Not news specific to Minnesota civil litigation but still of interest:

The stock market is “roiling” today and the consensus appears to be that it is due to the SEC’s charges brought today against Goldman Sachs in United States District Court, Eastern District of New York.

The allegations, in short, are as follows:  Goldman Sachs is alleged to have created an investment made up of a pool of mortgages (asset-backed security collateralized debt obligations or “ABS CDOs”), for which Goldman Sachs was paid $15 million by another company, Paulson.   Goldman Sachs sold this investment to third parties.

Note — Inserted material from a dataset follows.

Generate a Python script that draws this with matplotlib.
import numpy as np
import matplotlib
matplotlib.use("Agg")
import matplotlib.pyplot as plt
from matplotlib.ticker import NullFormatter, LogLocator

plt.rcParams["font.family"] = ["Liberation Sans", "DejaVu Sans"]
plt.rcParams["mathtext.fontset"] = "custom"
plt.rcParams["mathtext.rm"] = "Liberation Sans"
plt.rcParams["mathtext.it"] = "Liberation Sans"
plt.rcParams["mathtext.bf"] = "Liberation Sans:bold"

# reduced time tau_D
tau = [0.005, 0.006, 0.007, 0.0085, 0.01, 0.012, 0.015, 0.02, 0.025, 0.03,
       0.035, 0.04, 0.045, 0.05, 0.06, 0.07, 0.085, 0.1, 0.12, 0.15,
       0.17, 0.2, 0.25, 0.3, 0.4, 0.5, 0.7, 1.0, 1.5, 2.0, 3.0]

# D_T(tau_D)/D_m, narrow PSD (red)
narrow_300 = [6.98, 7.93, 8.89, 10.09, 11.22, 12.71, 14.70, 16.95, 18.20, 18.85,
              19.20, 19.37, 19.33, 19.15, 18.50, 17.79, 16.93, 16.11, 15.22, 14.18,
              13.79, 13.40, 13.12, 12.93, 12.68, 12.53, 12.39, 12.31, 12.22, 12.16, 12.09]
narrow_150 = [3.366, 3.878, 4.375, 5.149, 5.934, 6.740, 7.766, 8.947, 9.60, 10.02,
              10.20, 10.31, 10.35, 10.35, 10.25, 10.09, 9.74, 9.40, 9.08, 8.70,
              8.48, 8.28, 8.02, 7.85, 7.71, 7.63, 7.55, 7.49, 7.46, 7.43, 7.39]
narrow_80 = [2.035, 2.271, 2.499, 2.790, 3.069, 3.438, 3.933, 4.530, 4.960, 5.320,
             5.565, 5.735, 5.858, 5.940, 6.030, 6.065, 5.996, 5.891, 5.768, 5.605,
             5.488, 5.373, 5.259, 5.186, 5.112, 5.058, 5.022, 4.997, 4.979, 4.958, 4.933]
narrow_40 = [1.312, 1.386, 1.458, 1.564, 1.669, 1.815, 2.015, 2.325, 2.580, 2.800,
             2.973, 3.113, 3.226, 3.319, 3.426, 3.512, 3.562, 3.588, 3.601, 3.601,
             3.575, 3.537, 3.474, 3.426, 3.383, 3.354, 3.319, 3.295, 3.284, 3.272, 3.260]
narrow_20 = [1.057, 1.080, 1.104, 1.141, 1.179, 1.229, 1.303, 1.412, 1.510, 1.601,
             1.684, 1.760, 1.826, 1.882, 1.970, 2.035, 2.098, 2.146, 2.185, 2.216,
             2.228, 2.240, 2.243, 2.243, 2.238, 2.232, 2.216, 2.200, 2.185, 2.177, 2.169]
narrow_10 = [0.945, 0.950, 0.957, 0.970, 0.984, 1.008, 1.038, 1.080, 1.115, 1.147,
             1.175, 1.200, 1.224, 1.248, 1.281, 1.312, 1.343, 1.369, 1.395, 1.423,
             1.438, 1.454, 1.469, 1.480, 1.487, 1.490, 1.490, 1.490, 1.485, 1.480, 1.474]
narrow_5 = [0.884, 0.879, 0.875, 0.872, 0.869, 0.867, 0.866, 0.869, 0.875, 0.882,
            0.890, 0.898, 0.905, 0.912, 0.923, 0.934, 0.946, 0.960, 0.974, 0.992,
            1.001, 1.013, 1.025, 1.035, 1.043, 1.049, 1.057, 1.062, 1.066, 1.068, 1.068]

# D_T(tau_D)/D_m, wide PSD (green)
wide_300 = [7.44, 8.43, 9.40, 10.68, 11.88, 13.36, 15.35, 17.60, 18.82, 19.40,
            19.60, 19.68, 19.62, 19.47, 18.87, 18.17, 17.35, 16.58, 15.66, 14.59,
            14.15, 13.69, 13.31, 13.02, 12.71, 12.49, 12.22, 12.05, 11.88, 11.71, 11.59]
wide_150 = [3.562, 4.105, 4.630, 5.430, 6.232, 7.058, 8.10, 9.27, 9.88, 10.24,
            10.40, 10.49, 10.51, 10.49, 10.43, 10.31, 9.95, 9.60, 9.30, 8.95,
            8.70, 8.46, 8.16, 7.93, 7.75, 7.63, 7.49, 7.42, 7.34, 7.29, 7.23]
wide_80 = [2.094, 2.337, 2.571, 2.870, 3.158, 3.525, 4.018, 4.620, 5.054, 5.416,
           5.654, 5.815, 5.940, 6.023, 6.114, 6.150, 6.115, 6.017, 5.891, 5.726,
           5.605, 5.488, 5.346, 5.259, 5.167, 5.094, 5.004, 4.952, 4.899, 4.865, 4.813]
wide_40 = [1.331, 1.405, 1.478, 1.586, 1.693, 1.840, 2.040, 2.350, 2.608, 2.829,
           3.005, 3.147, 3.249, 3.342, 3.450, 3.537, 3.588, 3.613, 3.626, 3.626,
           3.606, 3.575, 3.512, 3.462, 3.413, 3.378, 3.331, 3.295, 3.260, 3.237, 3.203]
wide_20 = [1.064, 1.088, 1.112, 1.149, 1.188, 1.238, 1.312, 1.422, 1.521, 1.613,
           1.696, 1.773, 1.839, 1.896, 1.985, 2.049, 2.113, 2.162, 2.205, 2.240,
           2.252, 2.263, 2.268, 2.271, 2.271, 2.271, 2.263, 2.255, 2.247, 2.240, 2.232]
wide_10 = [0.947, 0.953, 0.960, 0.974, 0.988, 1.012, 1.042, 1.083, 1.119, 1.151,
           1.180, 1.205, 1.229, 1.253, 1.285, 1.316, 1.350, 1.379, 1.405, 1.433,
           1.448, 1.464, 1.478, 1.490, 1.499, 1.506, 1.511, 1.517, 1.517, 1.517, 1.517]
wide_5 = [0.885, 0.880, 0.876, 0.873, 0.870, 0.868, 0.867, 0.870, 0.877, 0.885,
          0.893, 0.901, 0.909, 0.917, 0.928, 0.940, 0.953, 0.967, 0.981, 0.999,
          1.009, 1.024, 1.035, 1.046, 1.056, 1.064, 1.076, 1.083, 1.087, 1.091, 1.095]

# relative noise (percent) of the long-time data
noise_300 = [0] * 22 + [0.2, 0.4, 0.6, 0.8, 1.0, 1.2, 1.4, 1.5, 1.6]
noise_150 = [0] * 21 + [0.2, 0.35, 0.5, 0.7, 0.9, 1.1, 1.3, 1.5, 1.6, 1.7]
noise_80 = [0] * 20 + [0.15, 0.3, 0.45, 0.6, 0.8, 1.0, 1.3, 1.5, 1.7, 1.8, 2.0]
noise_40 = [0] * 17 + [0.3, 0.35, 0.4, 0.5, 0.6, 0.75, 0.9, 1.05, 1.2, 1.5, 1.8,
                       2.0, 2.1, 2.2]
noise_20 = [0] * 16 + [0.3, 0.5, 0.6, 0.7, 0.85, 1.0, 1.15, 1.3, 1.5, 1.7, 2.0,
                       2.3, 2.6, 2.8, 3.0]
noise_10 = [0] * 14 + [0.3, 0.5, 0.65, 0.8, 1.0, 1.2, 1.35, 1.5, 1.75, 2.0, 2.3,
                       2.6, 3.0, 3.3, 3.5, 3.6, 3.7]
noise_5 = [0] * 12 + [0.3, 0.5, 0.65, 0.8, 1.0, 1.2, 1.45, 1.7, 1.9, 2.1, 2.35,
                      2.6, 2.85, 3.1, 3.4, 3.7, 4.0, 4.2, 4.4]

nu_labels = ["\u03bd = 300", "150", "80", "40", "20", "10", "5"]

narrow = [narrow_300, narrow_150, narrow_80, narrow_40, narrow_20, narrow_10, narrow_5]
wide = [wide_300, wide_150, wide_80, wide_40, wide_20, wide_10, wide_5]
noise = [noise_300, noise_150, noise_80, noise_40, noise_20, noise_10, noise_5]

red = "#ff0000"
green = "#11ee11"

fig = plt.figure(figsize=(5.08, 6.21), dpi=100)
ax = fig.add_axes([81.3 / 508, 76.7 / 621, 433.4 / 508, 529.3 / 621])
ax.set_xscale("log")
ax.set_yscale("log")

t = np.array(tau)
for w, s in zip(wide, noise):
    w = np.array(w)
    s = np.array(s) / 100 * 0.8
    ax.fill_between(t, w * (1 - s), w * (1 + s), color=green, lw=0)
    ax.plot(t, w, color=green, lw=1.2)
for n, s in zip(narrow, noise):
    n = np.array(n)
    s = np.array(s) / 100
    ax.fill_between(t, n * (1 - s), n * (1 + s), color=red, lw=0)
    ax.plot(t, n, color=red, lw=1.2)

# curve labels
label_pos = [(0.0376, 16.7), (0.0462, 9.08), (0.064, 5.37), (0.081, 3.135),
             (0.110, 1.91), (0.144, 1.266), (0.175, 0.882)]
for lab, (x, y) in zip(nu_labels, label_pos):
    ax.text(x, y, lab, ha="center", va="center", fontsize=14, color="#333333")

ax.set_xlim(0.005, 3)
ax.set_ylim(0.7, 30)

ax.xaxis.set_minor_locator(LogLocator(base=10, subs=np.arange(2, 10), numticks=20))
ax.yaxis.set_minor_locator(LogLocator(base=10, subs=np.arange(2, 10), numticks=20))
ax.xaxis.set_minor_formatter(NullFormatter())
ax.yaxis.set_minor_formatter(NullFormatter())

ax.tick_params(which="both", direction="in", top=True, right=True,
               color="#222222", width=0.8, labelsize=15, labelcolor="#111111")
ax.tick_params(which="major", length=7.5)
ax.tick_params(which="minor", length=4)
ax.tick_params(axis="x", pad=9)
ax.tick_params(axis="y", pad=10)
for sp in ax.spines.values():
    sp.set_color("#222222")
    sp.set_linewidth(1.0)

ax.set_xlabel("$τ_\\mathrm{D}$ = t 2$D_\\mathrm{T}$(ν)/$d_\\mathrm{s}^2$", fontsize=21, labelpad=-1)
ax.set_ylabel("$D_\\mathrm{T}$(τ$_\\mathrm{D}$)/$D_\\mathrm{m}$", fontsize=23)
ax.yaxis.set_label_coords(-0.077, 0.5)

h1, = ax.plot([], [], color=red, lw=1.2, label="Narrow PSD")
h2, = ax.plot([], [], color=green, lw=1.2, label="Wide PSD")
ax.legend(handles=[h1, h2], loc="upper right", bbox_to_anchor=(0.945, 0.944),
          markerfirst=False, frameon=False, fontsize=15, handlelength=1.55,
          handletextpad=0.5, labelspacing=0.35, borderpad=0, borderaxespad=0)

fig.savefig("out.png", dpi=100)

At the same time, Paulson was making big bets that the investment that it put together with and for Goldman Sachs was a disaster.  We know now, of course, that Paulson won its bets in a big way.  The unfortunate investors in Goldman Sach’s CDO were not so lucky, losing a billion dollars.

As with so many claims of financial wrong-doing involving intermediaries (which is to say, almost every claim of financial wrong-doing), the question may boil down to, “What did they know and when did they know it?”

In January and February, 2007, the S.E.C. complaint shows that Goldman Sachs (that is, the Goldman Sachs employee who is a named defendant in this fraud case) thought, “The whole building is about to collapse.”  Another internal Goldman Sachs executive’s email said, “the cdo biz is dead we don’t have a lot of time left.”

In the following months, Goldman Sachs allegedly went out to the market-place with the product created by Paulson, whose role and identity were not clearly disclosed in marketing materials and, indeed, the S.E.C. alleges that Paulson was falsely and misleadingly suggested to be investing, itself, in the investment that it was, in fact, betting against.

From Reuters:  The SEC lawsuit was assigned to U.S. District Judge Barbara Jones, who was appointed to the bench by President Bill Clinton. She presided over the 2005 criminal trial of former WorldCom Inc Chief Executive Bernard Ebbers over an $11 billion accounting fraud at the phone company.  The case is SEC v. Goldman Sachs & Co et al, U.S. District Court, Southern District of New York, No. 10-03229.